By this time her son had struck a light, and each was able to look on
the other's face. The unnatural strength, the result of excitement, was
fast leaving the sick man. The light revealed him helplessly leaning
on the couch where his wife had lain. His face was ashen in color, and
he was gasping for breath. Tenderly they carried him back to his bed,
and he was too weak now to do more than quietly lie upon it and gaze
at them. After replenishing the fire, and looking at the little ones
that were sleeping in the outer room, they shaded the lamp, and sat
down at his bedside, while the mother asked her son many eager questions
as to his escape. He told them how he had struggled through the snow
till almost exhausted, when he had been overtaken by a farmer with a
strong team, and thus enabled to make the journey in safety.
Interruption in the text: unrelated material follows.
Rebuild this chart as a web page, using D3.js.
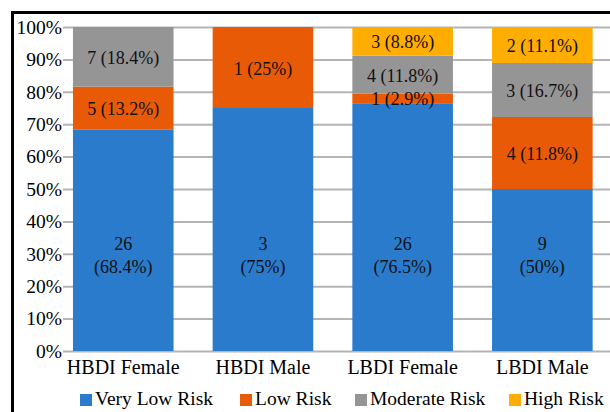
<!DOCTYPE html>
<html>
<head>
<meta charset="utf-8">
<script src="https://cdn.jsdelivr.net/npm/d3@7/dist/d3.min.js"></script>
</head>
<body style="margin:0;background:#fff">
<svg id="chart" width="610" height="412"></svg>
<script>
// Risk groups by cohort (counts); bars are shown as share of each cohort
const categories = ["HBDI Female", "HBDI Male", "LBDI Female", "LBDI Male"];
const riskLevels = ["Very Low Risk", "Low Risk", "Moderate Risk", "High Risk"];
const veryLowRisk  = [26, 3, 26, 9];
const lowRisk      = [5, 1, 1, 4];
const moderateRisk = [7, 0, 4, 3];
const highRisk     = [0, 0, 3, 2];
// Percent text printed on each segment
const veryLowPct  = ["68.4%", "75%", "76.5%", "50%"];
const lowPct      = ["13.2%", "25%", "2.9%", "11.8%"];
const moderatePct = ["18.4%", "", "11.8%", "16.7%"];
const highPct     = ["", "", "8.8%", "11.1%"];
const yTicks = [0, 0.1, 0.2, 0.3, 0.4, 0.5, 0.6, 0.7, 0.8, 0.9, 1];
const colors = ["#2b7bcd", "#e85a06", "#959595", "#ffad00"];

const FONT = "Liberation Serif";
const seriesValues = [veryLowRisk, lowRisk, moderateRisk, highRisk];
const seriesPct = [veryLowPct, lowPct, moderatePct, highPct];

const rows = categories.map((c, i) => {
  const r = { category: c, index: i };
  riskLevels.forEach((k, j) => { r[k] = seriesValues[j][i]; });
  return r;
});

const stacked = d3.stack()
  .keys(riskLevels)
  .offset(d3.stackOffsetExpand)(rows);

const svg = d3.select("#chart");

const x = d3.scaleBand()
  .domain(categories)
  .range([53.4, 612.2])
  .paddingInner(0.28)
  .paddingOuter(0.14);

const y = d3.scaleLinear().domain([0, 1]).range([351, 27]);

// Outer frame (left and top edges)
svg.append("path")
  .attr("d", "M12.5,412 V12.5 H612")
  .attr("fill", "none")
  .attr("stroke", "#000")
  .attr("stroke-width", 3);

// Gridlines with y labels
const yAxis = d3.axisLeft(y)
  .tickValues(yTicks)
  .tickFormat(d3.format(".0%"))
  .tickSize(-(612 - 63))
  .tickPadding(1);

const gy = svg.append("g")
  .attr("transform", "translate(63,0)")
  .call(yAxis);
gy.select(".domain").remove();
gy.selectAll(".tick line")
  .attr("stroke", "#b4b4b4")
  .attr("stroke-width", 2);
gy.selectAll(".tick text")
  .attr("fill", "#000")
  .attr("font-size", 19.5);

// Stacked bars
const layers = svg.append("g")
  .selectAll("g")
  .data(stacked)
  .join("g")
  .attr("fill", (d, i) => colors[i]);

layers.selectAll("rect")
  .data(d => d)
  .join("rect")
  .attr("x", d => x(d.data.category))
  .attr("width", x.bandwidth())
  .attr("y", d => y(d[1]))
  .attr("height", d => y(d[0]) - y(d[1]));

// Segment labels
const labelG = svg.append("g")
  .attr("fill", "#111")
  .attr("text-anchor", "middle");

stacked.forEach((layer, si) => {
  layer.forEach((d, ci) => {
    const count = seriesValues[si][ci];
    if (!count) return;
    const cx = x(d.data.category) + x.bandwidth() / 2;
    const pct = seriesPct[si][ci];
    if (si === 0) {
      const yc = y(0.295);
      labelG.append("text")
        .attr("x", cx).attr("y", yc - 11.5)
        .attr("dominant-baseline", "central")
        .attr("font-size", 18)
        .text(count);
      labelG.append("text")
        .attr("x", cx).attr("y", yc + 11.5)
        .attr("dominant-baseline", "central")
        .attr("font-size", 18)
        .text("(" + pct + ")");
    } else {
      labelG.append("text")
        .attr("x", cx).attr("y", y((d[0] + d[1]) / 2) + 1)
        .attr("dominant-baseline", "central")
        .attr("font-size", 18)
        .text(count + " (" + pct + ")");
    }
  });
});

// Category axis labels
svg.append("g")
  .selectAll("text")
  .data(categories)
  .join("text")
  .attr("x", d => x(d) + x.bandwidth() / 2)
  .attr("y", 374)
  .attr("text-anchor", "middle")
  .attr("font-size", 20)
  .attr("fill", "#000")
  .text(d => d);

// Legend
const legendX = [80, 240, 355, 509];
const legend = svg.append("g")
  .selectAll("g")
  .data(riskLevels)
  .join("g")
  .attr("transform", (d, i) => `translate(${legendX[i]},394)`);
legend.append("rect")
  .attr("width", 12).attr("height", 12)
  .attr("fill", (d, i) => colors[i]);
legend.append("text")
  .attr("x", 15).attr("y", 11)
  .attr("font-size", 19.5)
  .attr("fill", "#000")
  .text(d => d);

// Serif face on every text element
svg.selectAll("text").attr("font-family", FONT);
</script>
</body>
</html>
As the sick man looked and listened, his face grew softer and more
quiet in its expression.

Then the young man, remembering, said: "I bought the medicines you
wrote for, mother, at Bankville. This, the druggist said, would produce
quiet and sleep, and surely father needs it after the excitement of
the evening."

The opiate was given, and soon the regular, quiet breathing of the
patient showed that it had taken effect. A plain but plentiful supper,
which the anxious mother had prepared hours before, was placed upon the
kitchen table, and the young man did ample justice to it; for, the
moment the cravings of his heart were satisfied in meeting his kindred
after absence, he became conscious of the keenest hunger. Toiling
through the snow for hours in the face of the December storm had taxed
his system to the utmost, and now he felt the need of food and rest.